Posted at 9:23 PM, Oct 22, 2018
and last updated 2018-10-23 00:41:07-04

COLORADO SPRINGS – The water line break that flooded Doherty High School Sunday, forcing its week-long closure, may have resulted from a training exercise conducted by the Colorado Springs Fire Department.  “If there is an issue with it, then we’re going to have to go back and figure out why it happened and what can be done so that we can get that practice in,” said CSFD spokesman, Capt. Brian Vaughan.

Vaughan says crews from Fire Station 10 were at Doherty Sunday afternoon training with a ladder truck and were hooked into a nearby fire hydrant when a coach came out of the building to report water gushing throughout the building.  “They shut down the truck, shut down the engines, shut down the hydrant, and immediately went from training to setting a command incident,” Vaughan said.  Damage assessment on the water pipe will determine a cause for its rupture.  “It’s 2,000 gallons a minute that comes out of there, so we don’t like to flow a long time,” Vaughan said.  “However, that is putting a strain on every system anytime we have a large incident like that and we’re pulling that much water from the system.  There’s a lot of moving pieces going on.”

Vaughan says findings in a report on the incident will be handled by the city’s Risk Management Division and a determination will be made as to whether the training activity caused the water line to rupture.
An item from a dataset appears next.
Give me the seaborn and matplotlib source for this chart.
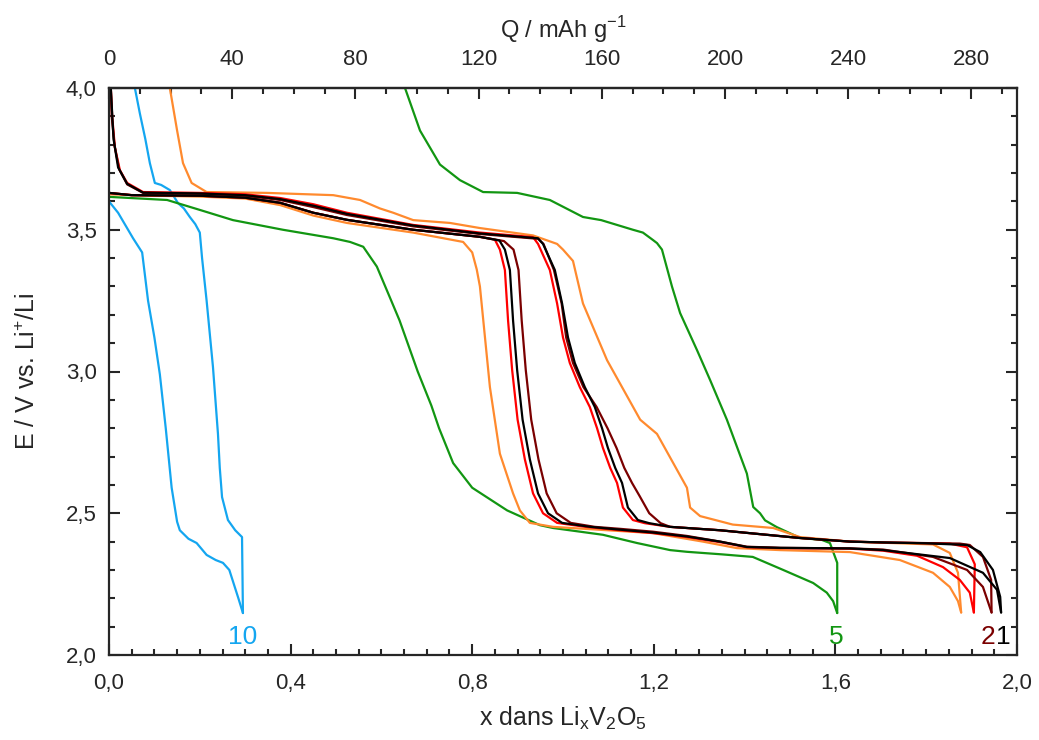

“It ended up flooding the whole east corridor of the school, causing some pretty significant damage,” said Colorado Springs District 11 spokesperson Devra Ashby.  “What we need to do now is replace close to 100 feet of pipe as well as do some major cleanup at the school.”  D-11 announced Monday that the building will not be able to be occupied for the entire week.  Thursday and Friday were already scheduled days off for students due to parent-teacher conferences, so students will only lose three days of instructional time, but if it is a bad winter and the district must use its allotment of weather cancellation days, the lost instructional time due to the flooding will need to be made up.  “That may include extending days, but may also include some e-learning opportunities that we’re taking a look at,” Ashby.

Conferences scheduled for Thursday and Friday will need to be rescheduled, Ashby said, and extracurricular activities such as practices for athletics and performing arts are being held at alternate off-site locations.